Real-time communication

How the control panel and renderer stay in sync: per-output WebSocket rooms.

Real-time communication

BroadcastGraphics uses WebSocket connections to keep every renderer and every control panel in sync with the server. The technology is Socket.IO under the hood.

Rooms

Each output has its own room. Control panels that drive that output and renderers that display it all join the same room. Commands and state updates flow only to rooms that need them — a command on one output does not leak into another.

What travels on the wire

  • Commands from control panels to the server: Take, Out, Pause, Continue, row change, data change.
  • State broadcasts from the server to all clients in the room: "layer X is now live", "dataset Y updated".
  • Status pings so everyone knows who is connected.

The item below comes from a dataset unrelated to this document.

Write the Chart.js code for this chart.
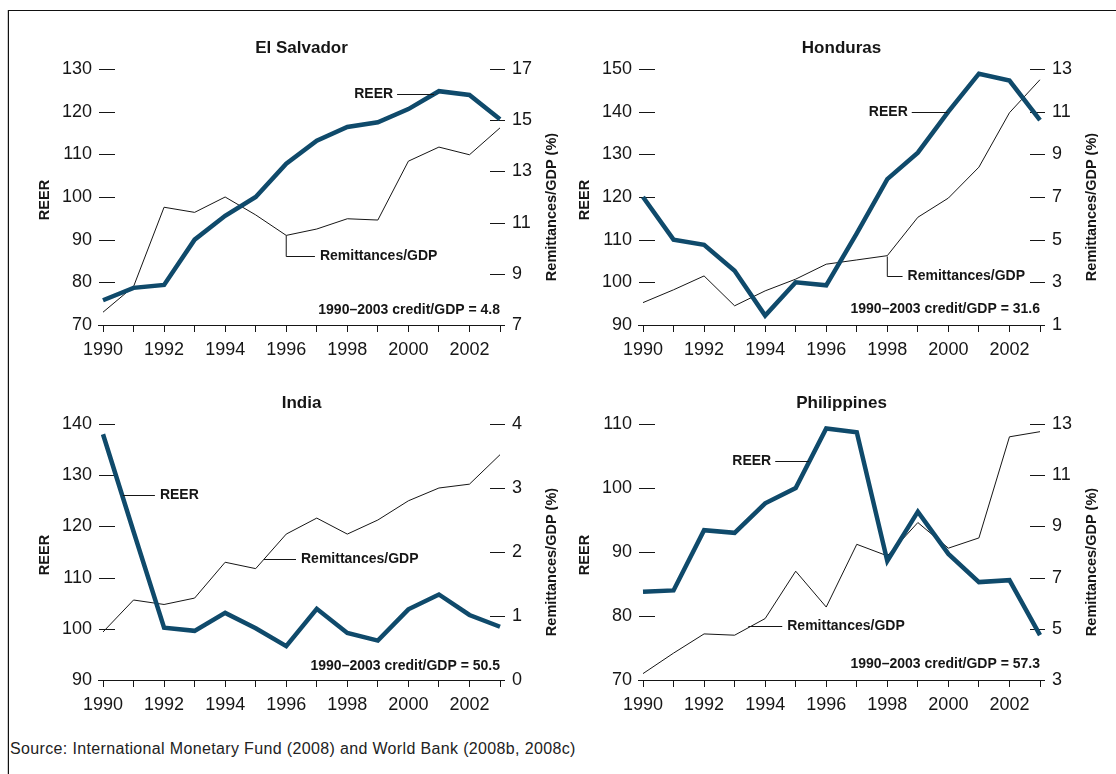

The actual pixel rendering happens in the renderer's browser; the server never sends images.

Latency

On a healthy connection, the round-trip from Take to on-air is under 100 ms. Most of that is in the animation itself — the network contribution is usually a handful of milliseconds.

Reconnect behaviour

If a client drops the connection, it re-joins on reconnect and the server re-pushes the current state. The renderer keeps the last frame on screen during the outage so the broadcast is not interrupted.

What you cannot do

  • Broadcast from control panel A to renderer B (they must be in the same output's room).
  • Bypass the server (every command goes through it; peer-to-peer is not supported).
  • Persist commands across server restarts (state is in-memory; re-take when the server restarts).